|Roger Reese with Adolfo and an estimated |
70 pound plus roosterfish
|Roger and Adolfo with some excellent eating|
Roosterfish are still the main attraction, with Adolfo on the panga Dos Hermanos having them located down in the Petatlan area.
Early in the week Roger Reese, from Springfield Illinois, fished 4 days with Adolfo and got 7 huge roosters, several jack crevalle and 3 nice dorado. His first rooster of the first day was at 8:30 AM and estimated at over 70 pounds. Roger told me: “How could it get any better?”
|Look how long and narrow Roger's rooster is. |
It should weigh double of what it is.
Then fly fishing client Steve Skidmore and his spin fishing wife Alex, from Seattle, fished with Adolfo and I in the same areas south of Zihuatanejo as Roger had fished a couple of days earlier. But, every day on the water is a new day, and we had incredibly huge waves to contend with. When the sets came in, some of the waves had faces of 12 to 14 feet. This is not an ideal time to be too close to the shore. But, this is not Kansas, nor the East Cape of Baja. It is blue collar fly fishing, and we still got it done!
|Steve Skidmore with his fly caught rooster|
With Steve up on the bow, bracing himself as best as he could to cast the 10wt, and deckhand gorilla sitting up on the roof of the panga and making consistent 100 yard casts with the popper, we ended up with two spin rod roosters, 1 fly caught rooster, a nice jack crevalle, a couple of needle fish, and a lot of misses on roosters. But, it was Steve’s first time and there is a learning curve. When he comes back he will be ready, and absolutely amazed in the changed surf conditions.

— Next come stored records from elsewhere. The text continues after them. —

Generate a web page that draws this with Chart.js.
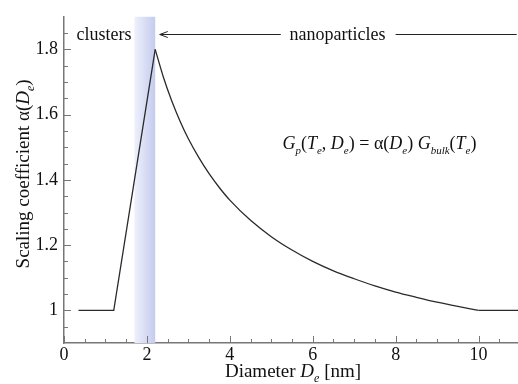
<!DOCTYPE html>
<html>
<head>
<meta charset="utf-8">
<script src="https://cdn.jsdelivr.net/npm/chart.js@4"></script>
<style>
  html, body { margin: 0; padding: 0; background: #fff; overflow: hidden; }
  #wrap { width: 522px; height: 384px; }
</style>
</head>
<body>
<div id="wrap"><canvas id="chart"></canvas></div>
<script>
// ticks
const xTicks = [0, 2, 4, 6, 8, 10];
const yTicks = [1, 1.2, 1.4, 1.6, 1.8];

// clusters part: flat then linear rise
const riseX = [0.35, 1.2, 2.2];
const riseY = [1, 1, 1.8];

// nanoparticles part: decay
const decayX = [2.2, 2.4, 2.6, 2.8, 3.0, 3.25, 3.5, 3.75, 4.0, 4.5, 5.0, 5.5, 6.0, 6.5, 7.0, 7.5, 8.0, 8.5, 9.0, 9.5, 10.0];
const decayY = [1.800, 1.714, 1.642, 1.580, 1.526, 1.469, 1.419, 1.376, 1.338, 1.276, 1.226, 1.185, 1.150, 1.121, 1.097, 1.075, 1.056, 1.040, 1.025, 1.012, 1.0];

// flat tail
const tailX = [10, 11];
const tailY = [1, 1];

// shaded transition region
const band = [1.7, 2.2];

const FONT = "'Liberation Serif', 'DejaVu Serif', serif";

function pts(xs, ys) {
  return xs.map((x, i) => ({ x: x, y: ys[i] }));
}

// draws text made of pieces (italic, subscripts)
function drawRich(ctx, segs, x, y, size, align) {
  const subSize = Math.round(size * 0.62);
  const fontOf = s => (s.it ? 'italic ' : '') + (s.sub ? subSize : size) + 'px ' + FONT;
  let total = 0;
  segs.forEach(s => { ctx.font = fontOf(s); total += ctx.measureText(s.t).width; });
  let cx = align === 'center' ? x - total / 2 : x;
  ctx.textAlign = 'left';
  ctx.textBaseline = 'alphabetic';
  segs.forEach(s => {
    ctx.font = fontOf(s);
    ctx.fillText(s.t, cx, s.sub ? y + size * 0.28 : y);
    cx += ctx.measureText(s.t).width;
  });
}

const decorPlugin = {
  id: 'decor',
  beforeDatasetsDraw(chart) {
    const { ctx, chartArea, scales } = chart;
    const x1 = scales.x.getPixelForValue(band[0]);
    const x2 = scales.x.getPixelForValue(band[1]);
    const g = ctx.createLinearGradient(x1, 0, x2, 0);
    g.addColorStop(0, '#eef0fb');
    g.addColorStop(1, '#c4ccef');
    ctx.save();
    ctx.fillStyle = g;
    ctx.fillRect(x1, chartArea.top, x2 - x1, chartArea.bottom - chartArea.top);
    ctx.restore();
  },
  afterDatasetsDraw(chart) {
    const { ctx, chartArea, scales } = chart;
    const xs = scales.x, ys = scales.y;
    ctx.save();

    // inward tick marks
    ctx.strokeStyle = '#777';
    ctx.lineWidth = 1;
    ctx.beginPath();
    for (let v = 0; v <= 11.001; v += 0.5) {
      const px = Math.round(xs.getPixelForValue(v)) + 0.5;
      const len = xTicks.includes(Math.round(v * 10) / 10) ? 7 : 4;
      ctx.moveTo(px, chartArea.bottom);
      ctx.lineTo(px, chartArea.bottom - len);
    }
    for (let v = 0.95; v <= 1.9; v += 0.05) {
      const py = Math.round(ys.getPixelForValue(v)) + 0.5;
      const major = yTicks.some(t => Math.abs(t - v) < 1e-6);
      ctx.moveTo(chartArea.left, py);
      ctx.lineTo(chartArea.left + (major ? 7 : 4), py);
    }
    ctx.stroke();

    // region labels
    ctx.fillStyle = '#111';
    ctx.font = '18px ' + FONT;
    ctx.textBaseline = 'alphabetic';
    ctx.textAlign = 'left';
    ctx.fillText('clusters', xs.getPixelForValue(0.3), ys.getPixelForValue(1.83));
    ctx.textAlign = 'center';
    ctx.fillText('nanoparticles', xs.getPixelForValue(6.6), ys.getPixelForValue(1.83));

    // arrow line
    const ay = Math.round(ys.getPixelForValue(1.847)) + 0.5;
    const tip = xs.getPixelForValue(2.31);
    ctx.strokeStyle = '#222';
    ctx.lineWidth = 1;
    ctx.beginPath();
    ctx.moveTo(tip, ay);
    ctx.lineTo(xs.getPixelForValue(5.23), ay);
    ctx.moveTo(tip + 8, ay - 3);
    ctx.lineTo(tip, ay);
    ctx.lineTo(tip + 8, ay + 3);
    ctx.moveTo(xs.getPixelForValue(8.0), ay);
    ctx.lineTo(xs.getPixelForValue(10.92), ay);
    ctx.stroke();

    // formula
    drawRich(ctx, [
      { t: 'G', it: 1 }, { t: 'p', it: 1, sub: 1 }, { t: '(' }, { t: 'T', it: 1 }, { t: 'e', it: 1, sub: 1 },
      { t: ', ' }, { t: 'D', it: 1 }, { t: 'e', it: 1, sub: 1 }, { t: ') = α(' }, { t: 'D', it: 1 },
      { t: 'e', it: 1, sub: 1 }, { t: ') ' }, { t: 'G', it: 1 }, { t: 'bulk', it: 1, sub: 1 }, { t: '(' },
      { t: 'T', it: 1 }, { t: 'e', it: 1, sub: 1 }, { t: ')' }
    ], xs.getPixelForValue(5.27), ys.getPixelForValue(1.495), 18, 'left');

    // axis titles
    drawRich(ctx, [{ t: 'Diameter ' }, { t: 'D', it: 1 }, { t: 'e', it: 1, sub: 1 }, { t: ' [nm]' }],
      (chartArea.left + chartArea.right) / 2 + 1, 377, 19, 'center');
    ctx.translate(29, (chartArea.top + chartArea.bottom) / 2 - 6);
    ctx.rotate(-Math.PI / 2);
    drawRich(ctx, [{ t: 'Scaling coefficient α(' }, { t: 'D', it: 1 }, { t: 'e', it: 1, sub: 1 }, { t: ')' }],
      0, 0, 19, 'center');
    ctx.restore();
  }
};

const curve = { borderColor: '#2a2a2a', borderWidth: 1.3, pointRadius: 0, fill: false, tension: 0 };

new Chart(document.getElementById('chart'), {
  type: 'line',
  data: {
    datasets: [
      Object.assign({ data: pts(riseX, riseY) }, curve),
      Object.assign({ data: pts(decayX, decayY), cubicInterpolationMode: 'monotone' }, curve),
      Object.assign({ data: pts(tailX, tailY) }, curve)
    ]
  },
  options: {
    responsive: true,
    maintainAspectRatio: false,
    animation: false,
    events: [],
    layout: { padding: { top: 13, right: 2, left: 0, bottom: 0 } },
    plugins: { legend: { display: false }, tooltip: { enabled: false } },
    scales: {
      x: {
        type: 'linear',
        min: 0,
        max: 11,
        afterFit: s => { s.height = 41; },
        afterBuildTicks: s => { s.ticks = xTicks.map(v => ({ value: v })); },
        grid: { display: false, drawTicks: false },
        border: { display: true, color: '#777', width: 1.5 },
        ticks: { padding: 1, color: '#111', font: { family: FONT, size: 18 }, maxRotation: 0, callback: v => String(v) }
      },
      y: {
        type: 'linear',
        min: 0.9,
        max: 1.9,
        afterFit: s => { s.width = 64; },
        afterBuildTicks: s => { s.ticks = yTicks.map(v => ({ value: v })); },
        grid: { display: false, drawTicks: false },
        border: { display: true, color: '#777', width: 1.5 },
        ticks: { padding: 6, color: '#111', font: { family: FONT, size: 18 }, callback: v => String(Math.round(v * 10) / 10) }
      }
    }
  },
  plugins: [decorPlugin]
});
</script>
</body>
</html>
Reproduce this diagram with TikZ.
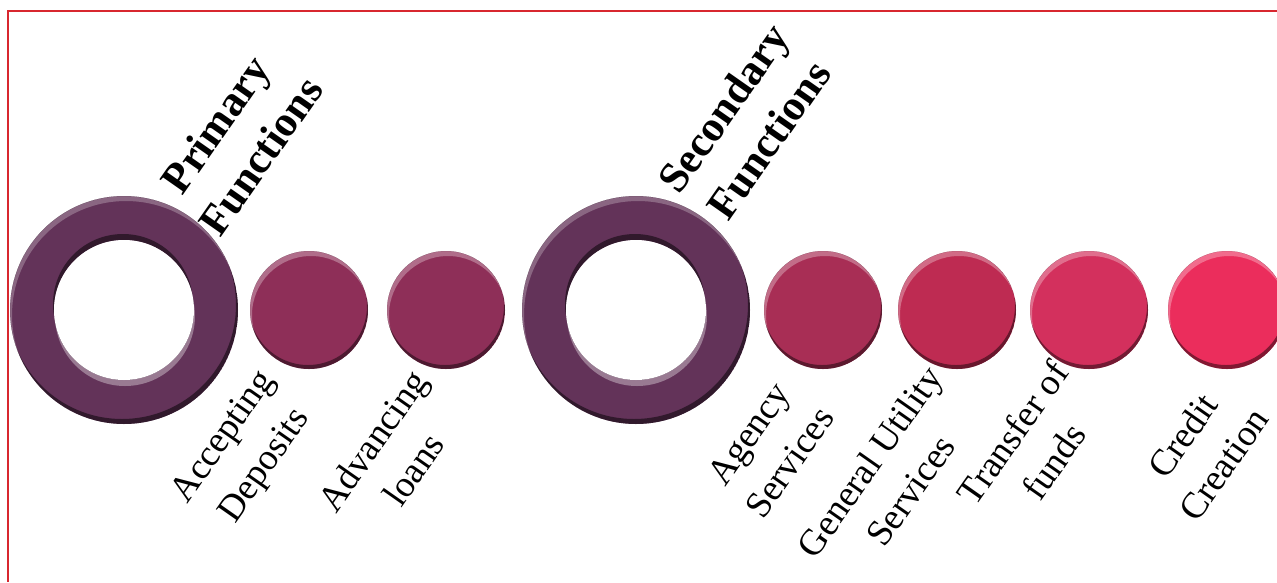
\documentclass[tikz,border=0pt]{standalone}
\usepackage{fontspec}
\setmainfont{Liberation Serif}
\definecolor{framered}{HTML}{D8272F}
\definecolor{ringc}{HTML}{633359}
\definecolor{cA}{HTML}{8E2F58}
\definecolor{cB}{HTML}{A82E55}
\definecolor{cC}{HTML}{BE2B52}
\definecolor{cD}{HTML}{D3305D}
\definecolor{cE}{HTML}{EB2D5C}
\tikzset{
  lbl/.style={rotate=55, align=center, font=\fontsize{37}{50}\selectfont, text=black, inner sep=0pt},
  hdr/.style={rotate=55, align=center, font=\fontsize{43}{55}\selectfont\bfseries, text=black, inner sep=0pt},
  ballnode/.style={circle, minimum size=118pt, inner sep=0pt, fill=#1},
  ringnode/.style={circle, minimum size=228pt, inner sep=0pt},
}
\newcommand\myball[4]{%
  \node[ballnode=#4] (#1) at (#2,#3) {};
  \begin{scope}
    \clip (#2,#3) circle (59);
    \fill[white, opacity=.3, even odd rule] (#2,#3) circle (59) (#2+2,#3+5) circle (59);
    \fill[black, opacity=.45, even odd rule] (#2,#3) circle (59) (#2-1,#3-4) circle (59);
  \end{scope}}
\newcommand\myring[3]{%
  \node[ringnode] (#1) at (#2,#3) {};
  \fill[ringc] (#2,#3) circle (114);
  \begin{scope}
    \clip (#2,#3) circle (114);
    \fill[white, opacity=.25, even odd rule] (#2,#3) circle (114) (#2+2,#3+5) circle (114);
    \fill[black, opacity=.5, even odd rule] (#2,#3) circle (114) (#2-2,#3-5) circle (114);
  \end{scope}
  \fill[black, opacity=.5, even odd rule] (#2,#3) circle (70) (#2-1,#3-6) circle (70);
  \fill[white, opacity=.35, even odd rule] (#2,#3) circle (70) (#2+1,#3+6) circle (70);
  \fill[white] (#2,#3) circle (70);}
\begin{document}
\begin{tikzpicture}[x=1pt, y=-1pt]
  \useasboundingbox (0,0) rectangle (1277,582);
  \fill[white] (0,0) rectangle (1277,582);
  \coordinate (ftl) at (8,11);
  \coordinate (ftr) at (1277,11);
  \coordinate (fbl) at (8,582);
  \draw[framered, line width=2.2pt] (ftr) -- (ftl) -- (fbl);

  \myring{r1}{124}{310}
  \myball{b1}{309}{310}{cA}
  \myball{b2}{446}{310}{cA}
  \myring{r2}{636}{310}
  \myball{b3}{823}{310}{cB}
  \myball{b4}{957}{310}{cC}
  \myball{b5}{1089}{310}{cD}
  \myball{b6}{1227}{310}{cE}

  \node[hdr] (h1) at (238,140) {Primary\\Functions};
  \node[hdr] (h2) at (746,124) {Secondary\\Functions};

  \node[lbl] (l1) at (245,452) {Accepting\\Deposits};
  \node[lbl] (l2) at (393,455) {Advancing\\loans};
  \node[lbl] (l3) at (769,448) {Agency\\Services};
  \node[lbl] (l4) at (890,476) {General Utility\\Services};
  \node[lbl] (l5) at (1033,447) {Transfer of\\funds};
  \node[lbl] (l6) at (1203,450) {Credit\\Creation};
\end{tikzpicture}
\end{document}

|Alex Skidmore actually tailed this rooster out of the water|
Backing up a bit about Adolfo’s deckhand’s nickname. His real name is Jesus (Hay zoose). He is the best deckhand in the port for roosters, working for 12 years now with the best captain there is (anywhere) for roosters. He earned the nickname gorilla, not because he is built like one (he is actually built like an NFL guard, but shorter), but because he will sit up there on the top of the panga roof and consistently make cats of 80 to 100 yards, or more, all day long. He is in the hot sun, and it is incredibly tiring work to scream the surface popper across the surface. Yet, he does it all day long. The only time he gets a break is if the fly client hooks up. He will be so exhausted by day’s end; he stays on the roof and sleeps the 1.5 hours back to port.
When the surf is high, like it was for us, the roosters can handle the pounding surf, but the bait cannot. They have to move out to deeper water. Adolfo would spot the breaking fish and accelerate to full throttle, getting us there in time to have plenty of action.
|Alex and her jack crevalle|
Ironically, it was only when Alex went under the covered top to have a bite of sandwich did Adolfo spot the breaking fish. Naw…we aren’t superstitious. But, after the 1st huge melee, and some slack time afterwards, she said “It was the sandwich!” She went back, took a bite and it happened all over again. Go figure!
|I think Steve and Alex had a good time|
Steve did have several chances at roosters teased in from the surf, but most of our fish came off the roosters boiling on bait about 200 yards off the beach. In fact, Steve’s rooster was not off the teaser, but rather casting from the bow into the crashing fish. His first fish was a needle fish and foul hooked in the back, which was a huge disappointment.
The second time we came up on breaking fish, there were dorado, jacks, and roosters. And Steve got his rooster.